Trainer

BanditTrainer

class numpy_ml.bandits.trainer.BanditTrainer[source]

An object to facilitate multi-armed bandit training, comparison, and evaluation.

compare(policies, bandit, n_trials, n_duplicates, plot=True, seed=None, smooth_weight=0.999, out_dir=None)[source]

Compare the performance of multiple policies on the same bandit environment, generating a plot for each.

Parameters:
  • policies (list of BanditPolicyBase instances) – The multi-armed bandit policies to compare.
  • bandit (Bandit instance) – The environment to train the policies on.
  • n_trials (int) – The number of trials per run.
  • n_duplicates (int) – The number of times to evaluate each policy on the bandit environment. Larger values permit a better estimate of the variance in payoff / cumulative regret for each policy.
  • plot (bool) – Whether to generate a plot of the policy’s average reward and regret across the episodes. Default is True.
  • seed (int) – The seed for the random number generator. Default is None.
  • smooth_weight (float in [0, 1]) – The smoothing weight. Values closer to 0 result in less smoothing, values closer to 1 produce more aggressive smoothing. Default is 0.999.
  • out_dir (str or None) – Plots will be saved to this directory if plot is True. If out_dir is None, plots will not be saved. Default is None.
train(policy, bandit, n_trials, n_duplicates, plot=True, axes=None, verbose=True, print_every=100, smooth_weight=0.999, out_dir=None)[source]

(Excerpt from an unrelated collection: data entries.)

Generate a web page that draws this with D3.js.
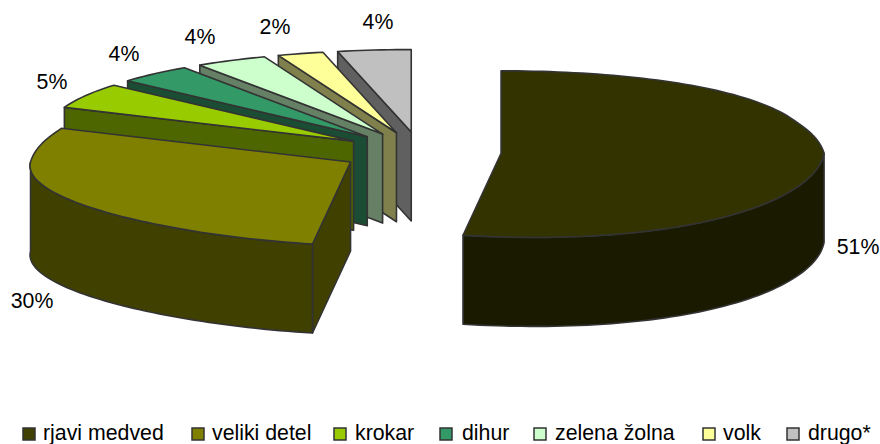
<!DOCTYPE html>
<html><head><meta charset="utf-8">
<style>html,body{margin:0;padding:0;background:#fff}svg{display:block}text{font-family:"Liberation Sans",Arial,sans-serif;font-size:21.3px;fill:#000}</style>
<script src="https://cdnjs.cloudflare.com/ajax/libs/d3/7.8.5/d3.min.js"></script>
</head><body><svg id="c" width="880" height="444"></svg>
<script>
const categories=["rjavi medved","veliki detel","krokar","dihur","zelena žolna","volk","drugo*"];
const values=[51,30,5,4,3.8,2.4,3.8];
const topColors=["#333300","#808000","#99cc00","#339966","#ccffcc","#ffff99","#c0c0c0"];
const sideColors=["#1a1a00","#404000","#4d6600","#1a4d33","#668066","#80804d","#606060"];
const labelAnchors=[[858,254],[32,308],[52,89],[124,61],[200,44],[275,34],[378,29]];
const legendSwatchX=[23,192,334,440,534,703,787];
const legendTextX=[43,212,355,462,555,723,808];
const fmtPct=d3.format(".0f");

// projection of the pie plane
const center=[420.5,152.5],explode=0.25,depth=89,R=320;
const rad=d=>d*Math.PI/180;
function P(a){
  const u=Math.sin(a),v=Math.cos(a);
  const r=u>0?323:R;
  if(v>=0) return [r*u*(1-0.028*Math.min(1,v*3)),-97*v*(1-0.15*v)];
  const w=-v; return [r*u-18*w,83*w+14*u*w];
}
const arcs=d3.pie().sort(null).value(d=>d)(values);
const svg=d3.select("#c");
const line=d3.line();
const stroke="#333333",sw=1.6;
function apex(d){const p=P((d.startAngle+d.endAngle)/2);return [center[0]+explode*p[0],center[1]+explode*p[1]];}
function pt(d,a,dz=0){const A=apex(d),p=P(a);return [A[0]+p[0],A[1]+p[1]+dz];}
function arcPts(d,a0,a1,dz=0){const n=Math.max(2,Math.ceil(Math.abs(a1-a0)/rad(1.5)));return d3.range(n+1).map(i=>pt(d,a0+(a1-a0)*i/n,dz));}
function poly(pts,fill){svg.append("path").attr("d",line(pts)+"Z").attr("fill",fill).attr("stroke",stroke).attr("stroke-width",sw).attr("stroke-linejoin","round");}

function drawSlice(i){
  const d=arcs[i],A=apex(d),a0=d.startAngle,a1=d.endAngle;
  const side=sideColors[i];
  if(a0>Math.PI){
    const s=pt(d,a0);
    poly([A,s,[s[0],s[1]+depth],[A[0],A[1]+depth]],side);
  }
  const w0=Math.max(a0,Math.PI/2),w1=Math.min(a1,Math.PI*1.5);
  if(w1>w0) poly(arcPts(d,w0,w1).concat(arcPts(d,w1,w0,depth)),side);
  poly([A].concat(arcPts(d,a0,a1)),topColors[i]);
}
[6,5,4,3,2,1,0].forEach(drawSlice);

svg.selectAll("text.lab").data(values).join("text").attr("class","lab")
  .attr("text-anchor","middle")
  .attr("x",(d,i)=>labelAnchors[i][0]).attr("y",(d,i)=>labelAnchors[i][1])
  .text(d=>fmtPct(d)+"%");

const lg=svg.selectAll("g.lg").data(categories).join("g").attr("class","lg");
lg.append("rect").attr("x",(d,i)=>legendSwatchX[i]).attr("y",428).attr("width",12).attr("height",12)
  .attr("fill",(d,i)=>i===0?"#404000":topColors[i]).attr("stroke",stroke).attr("stroke-width",1.5);
lg.append("text").attr("x",(d,i)=>legendTextX[i]).attr("y",440).text(d=>d);
</script></body></html>
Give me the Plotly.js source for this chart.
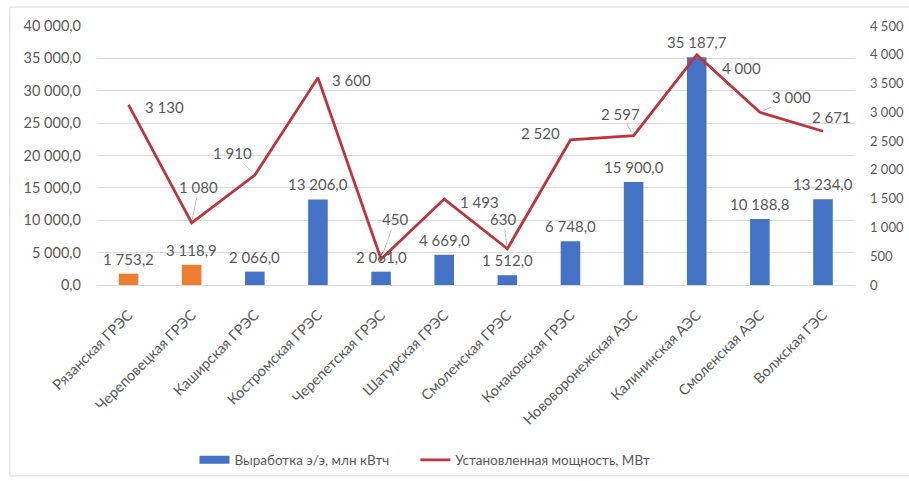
<!DOCTYPE html>
<html>
<head>
<meta charset="utf-8">
<script src="https://cdn.plot.ly/plotly-3.0.1.min.js"></script>
<style>
html,body{margin:0;padding:0;background:#fff;}
#chart{width:909px;height:481px;}
</style>
</head>
<body>
<div id="chart"></div>
<script>
const categories = ["Рязанская ГРЭС","Череповецкая ГРЭС","Каширская ГРЭС","Костромская ГРЭС","Черепетская ГРЭС","Шатурская ГРЭС","Смоленская ГРЭС","Конаковская ГРЭС","Нововоронежская АЭС","Калининская АЭС","Смоленская АЭС","Волжская ГЭС"];
const generation = [1753.2, 3118.9, 2066.0, 13206.0, 2061.0, 4669.0, 1512.0, 6748.0, 15900.0, 35187.7, 10188.8, 13234.0];
const capacity = [3130, 1080, 1910, 3600, 450, 1493, 630, 2520, 2597, 4000, 3000, 2671];
const orangeCategories = ["Рязанская ГРЭС","Череповецкая ГРЭС"];
const generationLabels = ["1 753,2","3 118,9","2 066,0","13 206,0","2 061,0","4 669,0","1 512,0","6 748,0","15 900,0","35 187,7","10 188,8","13 234,0"];
const capacityLabels = ["3 130","1 080","1 910","3 600","450","1 493","630","2 520","2 597","4 000","3 000","2 671"];
const leftTicks = [0,5000,10000,15000,20000,25000,30000,35000,40000];
const leftTickText = ["0,0","5 000,0","10 000,0","15 000,0","20 000,0","25 000,0","30 000,0","35 000,0","40 000,0"];
const rightTicks = [0,500,1000,1500,2000,2500,3000,3500,4000,4500];
const rightTickText = ["0","500","1 000","1 500","2 000","2 500","3 000","3 500","4 000","4 500"];

// label placement offsets (px) for the line labels: [dx, dy (positive = below), leader line]
const capLabelPos = [
  [36, 2, false],
  [7, -36, true],
  [-22, -22, true],
  [34, 2, false],
  [14, -40, true],
  [35, 3, false],
  [-4, -30, true],
  [-30, -7, false],
  [-13, -22, true],
  [45, 13, false],
  [32, -15, true],
  [8, -14, false]
];

const FONT = "Lato, 'Open Sans', sans-serif";
const GREY = "#595959";
const BLUE = "#4472C4";
const ORANGE = "#ED7D31";
const RED = "#C0333C";

const blueX = [], blueY = [], orX = [], orY = [];
categories.forEach((c,i)=>{
  if (orangeCategories.includes(c)) { orX.push(c); orY.push(generation[i]); }
  else { blueX.push(c); blueY.push(generation[i]); }
});

const traces = [
  {type:'bar', x: blueX, y: blueY, name:'Выработка э/э, млн кВтч', marker:{color:BLUE}, yaxis:'y', showlegend:false},
  {type:'bar', x: orX, y: orY, name:'Выработка (ТЭС)', marker:{color:ORANGE}, yaxis:'y', showlegend:false},
  // legend-only swatch for the bar series (wide rectangle as in the original)
  {type:'scatter', mode:'lines', x:[null], y:[null], name:'Выработка э/э, млн кВтч', line:{color:BLUE, width:8}, yaxis:'y', hoverinfo:'skip', legend:'legend'},
  {type:'scatter', mode:'lines', x: categories, y: capacity, name:'Установленная мощность, МВт', line:{color:RED, width:2.8}, yaxis:'y2', legend:'legend2'}
];

const annotations = [];
categories.forEach((c,i)=>{
  annotations.push({x:c, y:generation[i], xref:'x', yref:'y', text:generationLabels[i], showarrow:false, yanchor:'bottom', yshift:4, font:{family:FONT, size:15, color:GREY}});
});
categories.forEach((c,i)=>{
  const p = capLabelPos[i];
  if (p[2]) {
    annotations.push({x:c, y:capacity[i], xref:'x', yref:'y2', text:capacityLabels[i], showarrow:true, arrowhead:0, arrowwidth:1, arrowcolor:'#BFBFBF', ax:p[0], ay:p[1], standoff:4, font:{family:FONT, size:15, color:GREY}});
  } else {
    annotations.push({x:c, y:capacity[i], xref:'x', yref:'y2', text:capacityLabels[i], showarrow:false, xshift:p[0], yshift:-p[1], font:{family:FONT, size:15, color:GREY}});
  }
});

const legendStyle = {orientation:'h', xanchor:'left', y:-0.676, yanchor:'middle', font:{family:FONT, size:13.5, color:GREY}, bgcolor:'rgba(0,0,0,0)'};

const layout = {
  width:909, height:481,
  margin:{l:97, r:54, t:26, b:196, autoexpand:false},
  paper_bgcolor:'#fff', plot_bgcolor:'#fff',
  font:{family:FONT, size:13, color:GREY},
  barmode:'overlay',
  bargap:0.69,
  showlegend:true,
  legend:Object.assign({x:0.1286}, legendStyle),
  legend2:Object.assign({x:0.420}, legendStyle),
  xaxis:{type:'category', categoryorder:'array', categoryarray:categories, tickangle:-45, showgrid:false, showline:true, linecolor:'#D9D9D9', ticks:'', ticklabelstandoff:15, tickfont:{family:FONT, size:14.5, color:GREY}, fixedrange:true, automargin:false},
  yaxis:{range:[0,40000], tickvals:leftTicks, ticktext:leftTickText, showgrid:true, gridcolor:'#D9D9D9', zeroline:false, ticks:'', ticklabelstandoff:15, tickfont:{family:FONT, size:14.5, color:GREY}, fixedrange:true, automargin:false},
  yaxis2:{range:[0,4500], tickvals:rightTicks, ticktext:rightTickText, overlaying:'y', side:'right', showgrid:false, zeroline:false, ticks:'', ticklabelstandoff:14, tickfont:{family:FONT, size:13, color:GREY}, fixedrange:true, automargin:false},
  annotations: annotations,
  shapes:[{type:'rect', xref:'paper', yref:'paper', x0:-0.115, x1:1.08, y0:-0.737, y1:1.073, line:{color:'#D9D9D9', width:1}, fillcolor:'rgba(0,0,0,0)', layer:'below'}]
};

Plotly.newPlot('chart', traces, layout, {displayModeBar:false, staticPlot:true});
</script>
</body>
</html>
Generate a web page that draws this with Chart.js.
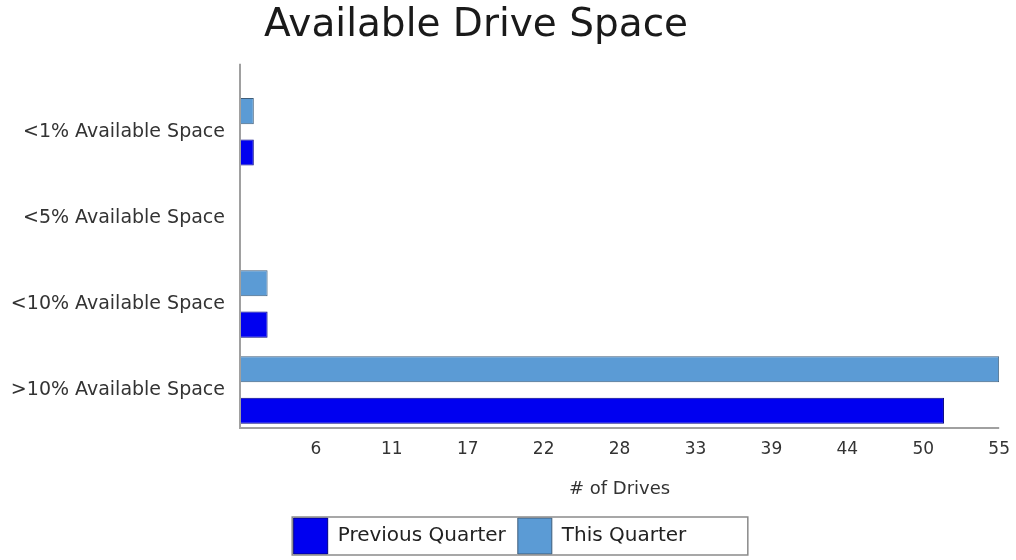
<!DOCTYPE html>
<html>
<head>
<meta charset="utf-8">
<script src="https://cdn.jsdelivr.net/npm/chart.js@4.4.0/dist/chart.umd.min.js"></script>
<style>
  html, body { margin: 0; padding: 0; background: #fff; }
  #wrap { width: 1016px; height: 560px; }
</style>
</head>
<body>
<div id="wrap"><canvas id="chart"></canvas></div>
<script>
const categories = ['<1% Available Space', '<5% Available Space', '<10% Available Space', '>10% Available Space'];
const thisQuarter = [1, 0, 2, 55];
const previousQuarter = [1, 0, 2, 51];
const xTickLabels = ['', '6', '11', '17', '22', '28', '33', '39', '44', '50', '55'];

const axisColor = '#a0a0a0';
const fontFamily = '"DejaVu Sans", sans-serif';

// axis lines (the y line runs up past the plot) and the frame around the legend
const framePlugin = {
  id: 'frame',
  afterLayout(chart) {
    // title and legend sit a little left of centre in the original
    chart.titleBlock.left -= 24;
    chart.titleBlock.right -= 24;
    const lg = chart.legend;
    const dy = 518 - 12 - lg.top;
    lg.left -= 10;
    lg.right -= 10;
    lg.top += dy;
    lg.bottom += dy;
  },
  afterDraw(chart) {
    const { ctx, chartArea } = chart;
    ctx.save();
    ctx.strokeStyle = axisColor;
    ctx.lineWidth = 2;
    ctx.beginPath();
    ctx.moveTo(chartArea.left, chartArea.top - 25);
    ctx.lineTo(chartArea.left, chartArea.bottom - 5);
    ctx.lineTo(chartArea.right, chartArea.bottom - 5);
    ctx.stroke();

    const boxes = chart.legend.legendHitBoxes;
    if (boxes && boxes.length) {
      const first = boxes[0];
      const last = boxes[boxes.length - 1];
      ctx.lineWidth = 1.5;
      ctx.strokeStyle = '#8a8a8a';
      ctx.strokeRect(first.left - 1.5, first.top - 1, last.left + last.width - first.left + 63, 38);
    }
    ctx.restore();
  }
};

new Chart(document.getElementById('chart'), {
  type: 'bar',
  data: {
    labels: categories,
    datasets: [
      {
        label: 'This Quarter',
        data: thisQuarter,
        backgroundColor: '#5b9bd5',
        borderColor: '#3e5d7a',
        borderWidth: 1,
        borderSkipped: false
      },
      {
        label: 'Previous Quarter',
        data: previousQuarter,
        backgroundColor: '#0000f0',
        borderColor: '#000080',
        borderWidth: 1,
        borderSkipped: false
      }
    ]
  },
  options: {
    indexAxis: 'y',
    responsive: true,
    maintainAspectRatio: false,
    animation: false,
    categoryPercentage: 0.962,
    barPercentage: 0.63,
    layout: { padding: { left: 0, right: 16, top: 0, bottom: 0 } },
    plugins: {
      title: {
        display: true,
        text: 'Available Drive Space',
        color: '#1a1a1a',
        font: { family: fontFamily, size: 39, weight: 'normal' },
        padding: { top: 2, bottom: 40 }
      },
      legend: {
        position: 'bottom',
        reverse: true,
        labels: {
          boxWidth: 34,
          boxHeight: 36,
          padding: 12,
          color: '#222',
          font: { family: fontFamily, size: 20 }
        }
      },
      tooltip: { enabled: false }
    },
    scales: {
      x: {
        min: 0,
        max: 55,
        grid: { display: false, drawTicks: false },
        border: { display: false },
        ticks: {
          stepSize: 5.5,
          padding: 6,
          color: '#333',
          font: { family: fontFamily, size: 17 },
          callback: (v, i) => xTickLabels[i]
        },
        title: {
          display: true,
          text: '# of Drives',
          color: '#333',
          font: { family: fontFamily, size: 18 },
          padding: { top: 19, bottom: 2 }
        },
        afterFit(scale) { scale.height = 69; }
      },
      y: {
        grid: { display: false, drawTicks: false },
        border: { display: false },
        ticks: {
          padding: 15,
          color: '#333',
          font: { family: fontFamily, size: 19 }
        },
        afterFit(scale) { scale.width = 240; }
      }
    }
  },
  plugins: [framePlugin]
});
</script>
</body>
</html>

Train a MAB policies on a multi-armed bandit problem, logging training statistics along the way.

Parameters:
  • policy (BanditPolicyBase instance) – The multi-armed bandit policy to train.
  • bandit (Bandit instance) – The environment to run the policy on.
  • n_trials (int) – The number of trials per run.
  • n_duplicates (int) – The number of runs to evaluate
  • plot (bool) – Whether to generate a plot of the policy’s average reward and regret across the episodes. Default is True.
  • axes (list of Axis instances or None) – If not None and plot = True, these are the axes that will be used to plot the cumulative reward and regret, respectively. Default is None.
  • verbose (boolean) – Whether to print run statistics during training. Default is True.
  • print_every (int) – The number of episodes to run before printing loss values to stdout. This is ignored if verbose is false. Default is 100.
  • smooth_weight (float in [0, 1]) – The smoothing weight. Values closer to 0 result in less smoothing, values closer to 1 produce more aggressive smoothing. Default is 0.999.
  • out_dir (str or None) – Plots will be saved to this directory if plot is True. If out_dir is None, plots will not be saved. Default is None.
Returns:

policy (BanditPolicyBase instance) – The policy trained during the last (i.e. most recent) duplicate run.

init_logs(policies)[source]

Initialize the episode logs.

Notes

Training logs are represented as a nested set of dictionaries with the following structure:

log[model_id][metric][trial_number][duplicate_number]

For example, logs['model1']['regret'][3][1] holds the regret value accrued on the 3rd trial of the 2nd duplicate run for model1.

Available fields are ‘regret’, ‘cregret’ (cumulative regret), ‘reward’, ‘mse’ (mean-squared error between estimated arm EVs and the true EVs), ‘optimal_arm’, ‘selected_arm’, and ‘optimal_reward’.